Codenamed Threshold and extensively previewed since its unveiling in September 2014, Windows 10 reaches the general availability milestone on 29 July 2015. Widely seen as the Windows release to ‘fix’ Windows 8.x, whose confused Modern/Desktop UI was not well received, Windows 10 includes an expandable Start menu with Live Tiles, which is presented full-screen by default on touch-enabled devices. More generally, Windows 10 is designed to be a unifying release in which ‘universal’ apps, with appropriate UI behaviours, run on a wide range of platforms: embedded systems, smartphones, tablets, hybrid tablet/laptops, laptops, desktops and games consoles, as well as new hardware categories such as large-screen collaboration/presentation systems (Surface Hub) and AR/VR headsets (HoloLens).

New features include FIDO-based multi-factor authentication and improved support for biometric technologies (Windows Hello), a new default web browser (Microsoft Edge), the Cortana virtual personal assistant (previously introduced with Windows Phone 8.1) and DirectX 12/WDDM 2.0 for improved graphics and gaming functionality.

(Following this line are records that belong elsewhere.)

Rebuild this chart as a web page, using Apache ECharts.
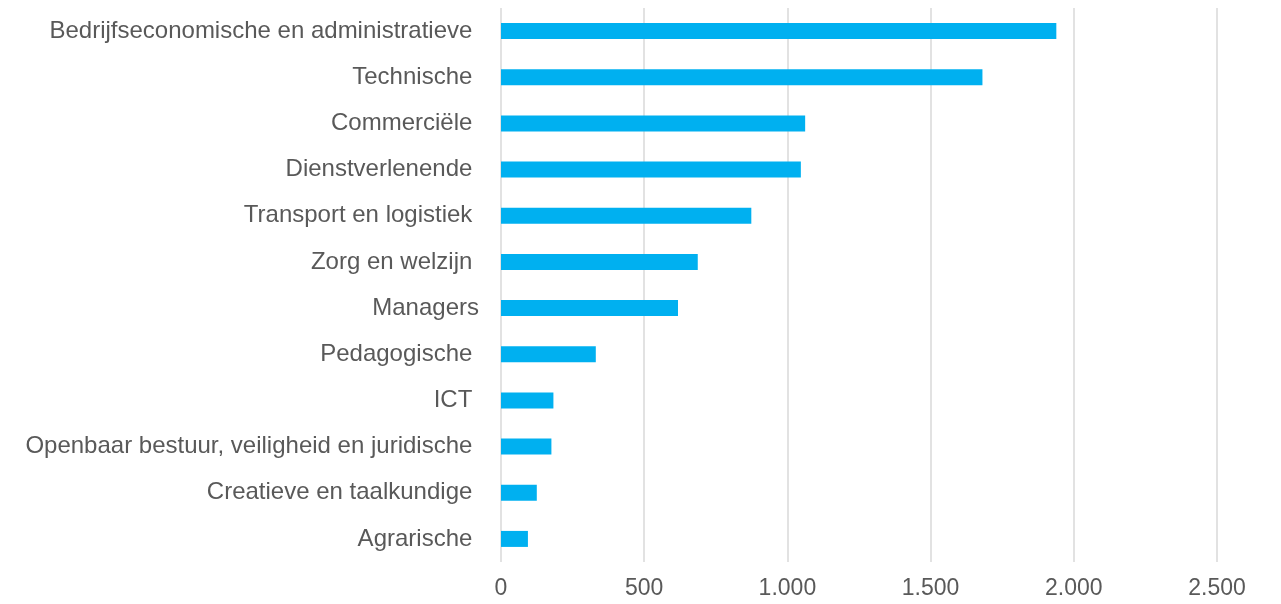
<!DOCTYPE html>
<html>
<head>
<meta charset="utf-8">
<script src="https://cdn.jsdelivr.net/npm/echarts@6/dist/echarts.min.js"></script>
<style>
    html, body { margin: 0; padding: 0; background: #fff; }
    #chart { width: 1281px; height: 604px; }
</style>
</head>
<body>
<div id="chart"></div>
<script>
// categories top to bottom (trailing space as in source labels)
const categories = [
    'Bedrijfseconomische en administratieve ',
    'Technische ',
    'Commerciële ',
    'Dienstverlenende ',
    'Transport en logistiek ',
    'Zorg en welzijn ',
    'Managers',
    'Pedagogische ',
    'ICT ',
    'Openbaar bestuur, veiligheid en juridische ',
    'Creatieve en taalkundige ',
    'Agrarische '
]
const values = [1939, 1681, 1062, 1047, 874, 687, 618, 331, 183, 176, 125, 94]

function formatNumber(v) {
    return String(v).replace(/\B(?=(\d{3})+(?!\d))/g, '.')
}

var dom = document.getElementById('chart')
var myChart = echarts.init(dom, null, { renderer: 'canvas' })

var option = {
    animation: false,
    grid: {
        left: 501,
        right: 64,
        top: 8,
        bottom: 42
    },
    xAxis: {
        type: 'value',
        min: 0,
        max: 2500,
        interval: 500,
        axisLine: { show: false },
        axisTick: { show: false },
        splitLine: { lineStyle: { color: '#d9d9d9', width: 1.5 } },
        axisLabel: {
            color: '#595959',
            fontSize: 23,
            fontFamily: 'Liberation Sans, Arial, sans-serif',
            margin: 15,
            formatter: formatNumber
        }
    },
    yAxis: {
        type: 'category',
        inverse: true,
        data: categories,
        axisLine: { show: false },
        axisTick: { show: false },
        axisLabel: {
            color: '#595959',
            fontSize: 24,
            fontFamily: 'Liberation Sans, Arial, sans-serif',
            margin: 22
        }
    },
    series: [
        {
            type: 'bar',
            data: values,
            barWidth: 16,
            itemStyle: { color: '#00b0f0' }
        }
    ]
}

myChart.setOption(option)
window.addEventListener('resize', myChart.resize)
</script>
</body>
</html>
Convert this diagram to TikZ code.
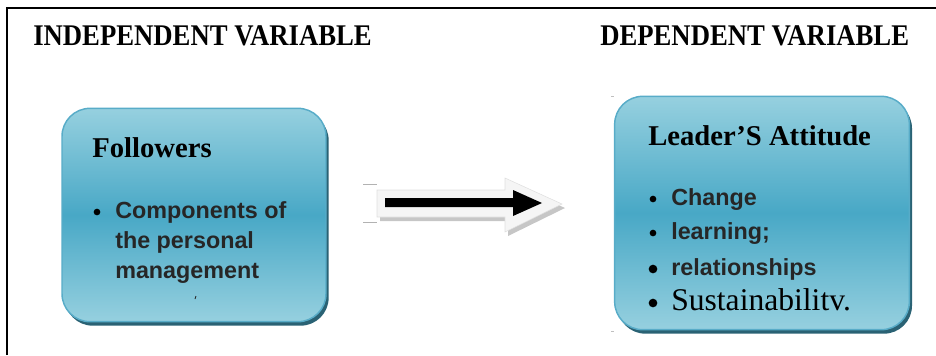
\documentclass[tikz,border=0pt]{standalone}
\usepackage{fontspec}
\setmainfont{Liberation Serif}
\newfontfamily\arialfont{Liberation Sans}
\newfontfamily\headfont[FakeStretch=0.89]{Liberation Serif}
\usetikzlibrary{shadows}

\definecolor{boxlight}{RGB}{150,208,223}
\definecolor{boxmid}{RGB}{72,168,198}
\definecolor{boxedge}{RGB}{88,172,200}
\definecolor{boxshadow}{RGB}{42,98,116}
\definecolor{ink}{RGB}{38,38,38}

\begin{document}
\begin{tikzpicture}[
  x=0.75pt, y=-0.75pt,
  varbox/.style={rounded corners=21pt, draw=boxedge, line width=1.1pt,
    top color=boxlight, bottom color=boxlight, middle color=boxmid,
    drop shadow={shadow xshift=2pt, shadow yshift=-3pt, fill=boxshadow, opacity=1}},
  heading/.style={anchor=base west, inner sep=0pt, font=\headfont\bfseries\fontsize{22.5}{27}\selectfont},
  boxtitle/.style={anchor=base west, inner sep=0pt, font=\bfseries\fontsize{21.5}{25}\selectfont},
  item/.style={anchor=base west, inner sep=0pt, text=ink, font=\arialfont\bfseries\fontsize{17.5}{21}\selectfont},
  dot/.style={circle, fill=black, inner sep=0pt, minimum size=#1}
]
\useasboundingbox (0,0) rectangle (936,355);

% frame
\draw[line width=1pt] (7,355) -- (7,8) -- (936,8);

% headings
\node[heading] (indep) at (33,45) {INDEPENDENT VARIABLE};
\node[heading] (dep) at (600,45) {DEPENDENT VARIABLE};

% independent variable box
\node[varbox, minimum width=198pt, minimum height=160pt] (follow) at (194,215) {};
\node[boxtitle] (followtitle) at (92,157) {Followers};
\node[dot=5pt] (fdot) at (97,212) {};
\node[item] (f1) at (115,218) {Components of};
\node[item] (f2) at (115,248) {the personal};
\node[item] (f3) at (115,278) {management};
\draw[ink, line width=0.6pt] (196,296) -- (195,299);

% dependent variable box
\node[varbox, minimum width=221pt, minimum height=175pt] (attitude) at (762,213) {};
\node[boxtitle] (atttitle) at (648,145) {Leader’S Attitude};
\node[dot=5pt] (d1) at (653,199) {};
\node[item] (a1) at (671,205) {Change};
\node[dot=5pt] (d2) at (653,233) {};
\node[item] (a2) at (671,239) {learning;};
\node[dot=6.5pt] (d3) at (653,269) {};
\node[item] (a3) at (671,275) {relationships};
\node[dot=6.5pt] (d4) at (653,303) {};
\node[anchor=base west, inner sep=0pt, font=\fontsize{23.7}{27}\selectfont] (a4) at (671,310) {Sustainabilitv.};
\draw[gray!50] (611,96) -- (614,96) (611,331) -- (614,331);

% block arrow
\coordinate (tail) at (377,204);
\coordinate (tip) at (562,204);
\fill[gray!45] ([shift={(3,4)}]tail) ++(0,-14) -- ++(128,0) -- ++(0,-12) -- ([shift={(3,4)}]tip)
  -- ++(-57,28) -- ++(0,-15) -- ++(-128,0) -- cycle;
\filldraw[fill=gray!8, draw=gray!25] (tail) ++(0,-14) -- ++(128,0) -- ++(0,-12) -- (tip)
  -- ++(-57,28) -- ++(0,-15) -- ++(-128,0) -- cycle;
\fill[black] (385,198) -- (513,198) -- (513,190) -- (542,203) -- (513,216) -- (513,207) -- (385,207) -- cycle;
\draw[gray!60] (363,184) -- (377,184) (363,222) -- (377,222);
\end{tikzpicture}
\end{document}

Windows 10 will be available in seven editions in total: Home, Mobile, Pro, Enterprise, Education, Mobile Enterprise and IoT Core. Users of ‘qualifying’ Windows 7, 8.1 and Phone 8.1 devices will be able to upgrade to the appropriate Windows 10 versions for free within a year of the launch, and will receive updates and security patches as they are released, in a scheme Microsoft calls ‘Windows as a service’.